Daigle extra proud of his run to AOY title in La. Bass Anglers
Published 6:00 am Tuesday, November 5, 2024
MYETTE POINT – Louis Daigle cherishes his first-ever bass club championship for obvious reasons.
The Franklin outdoorsman’s recently earned Angler of the Year title means so much more, he said recently, because his son, Jesse Daigle, fished more than half the Louisiana Bass Anglers tournaments with him in 2024.
“It’s a big accomplishment in this club. Me and him fishing, you know, I’m proud me and my son did it together against a bunch of good fishermen. We’ve got a good club. We all get along, friendly. Anybody looking for a club, this is a good one,” Daigle said.

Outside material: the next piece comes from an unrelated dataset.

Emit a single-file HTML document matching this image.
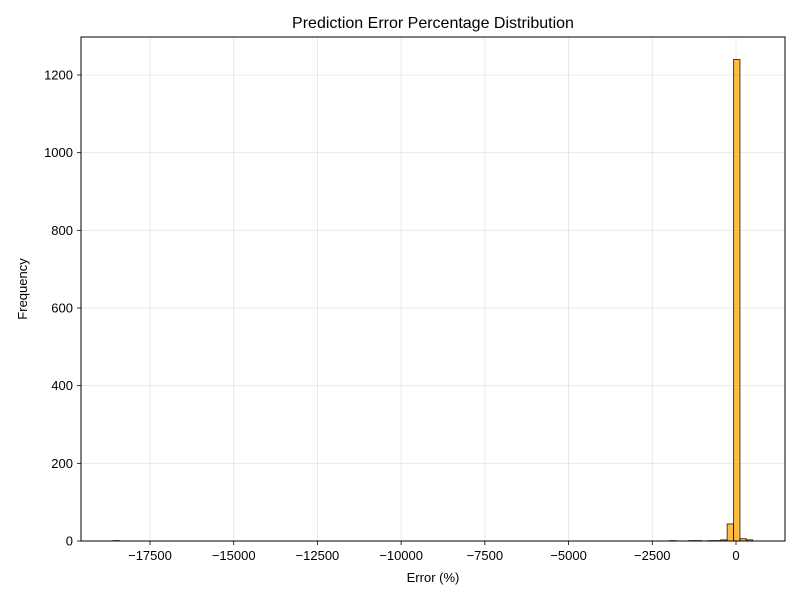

Daigle clinched the AOY title Oct. 20 in the 12th and final Louisiana Bass Anglers tournament in which his 14-year-old son played a key role in their second-place finish in the Atchafalaya Basin out of Myette Point Landing. The Daigle’s dropped 12.26 pounds in the weigh-in basket that day to finish behind Dicky Fitzgerald of Charenton and Bubbie Lopez of Centerville, who won with 13.41 pounds.
Tony Sinitiere of Franklin, Daigle’s closest challenger going into the regular-season finale, was third with 9.36 pounds.
Daigle amassed 805 points to turn back Sinitiere, who racked up 735, and Lopez, with 667. Following the top three in the Elite 8 standings for 2024 are Johnny Hester, 667; Levi Louviere, 655; Cody Pattillo, 630; Travis Harmon, 610, and Fitzgerald, 572.
It was mostly a two-way race down the stretch between Daigle and Sinitiere, a 57-year-old maintenance supervisor at Quail Tools.
“I had to catch fish each time. He kept pressure on me,” Daigle said, emphasizing the second word of the first sentence, about Sinitiere.
Sinitiere closed the gap to 20 points by winning the Sept. 29 tournament with Lopez in the Atchafalaya Basin. Their limit weighed 10.65 pounds.
“He gained a bunch of points on me,” Daigle said.
Then Daigle opened up a 40-plus point cushion after winning the next-to-last tournament of the season with Jesse Daigle on Oct. 13. The Daigles put 10.98 pounds on the digital scale after fishing the Spillway.
That set up the showdown in the regular-season finale. A scratch would dash his title hopes.
“I knew he’d have five, so I had to get ’em,” Daigle said about the hard-fishing Sinitiere.
Daigle, 54, got a big assist from his young tournament partner, a Franklin Senior High sophomore who enjoys raising and showing pigs in Future Farmers of America competition around the region and state, as Jesse Daigle rose to the occasion.
“This last tournament, my son caught two 3-pounders, really key fish that really put me over the top. There were several tournaments he caught key fish. Without him, I wouldn’t have won it,” the elder Daigle said.
“He is kind of the reason I still do it. He loves it so much. Just to watch how far he’s come … thinking ahead” on where to go, what to throw and so forth, makes bass fishing all the more enjoyable, the proud dad said.
Daigle joined the Louisiana Bass Anglers as a young angler when it first started in the 1990s. He got out of the local bass club a few years when he started a family but returned to the fold in the mid-2010s after his brother joined and coaxed him to fish a few tournaments with him in LBA.
“I got the fever again,” he said.
Daigle, a commercial crawfisherman who runs his traps in the Atchafalaya Basin, fished all the tournaments on the bass club schedule (12) this year for the first time. That made a big difference, he said.
Daigle’s “drop” tournaments, his two lowest point totals during the year, were the only two tournaments he was unable to put a limit on the digital scale. One was a scratch at Lake Martin, where he always struggles, he said, and the other was out of Franklin Landing, where he came back with three keepers from the Bayou Teche.
He won a tournament fishing alone in April with a limit weighing 12.32 pounds, including the tournament’s biggest bass, a 3.02-pounder.
The 2024 AOY said he relied mostly on a Delta Lures spinnerbait throughout the bass club season in ’24. It’s similar to the old Rumba Doll spinnerbaits, he said, and he prefers the Delta Lures’ model’s rubber skirt.
“I like to cover water. I like to pick up a spinnerbait and just go,” he said.
Apparently, so does young Daigle. The combination proved to be unbeatable.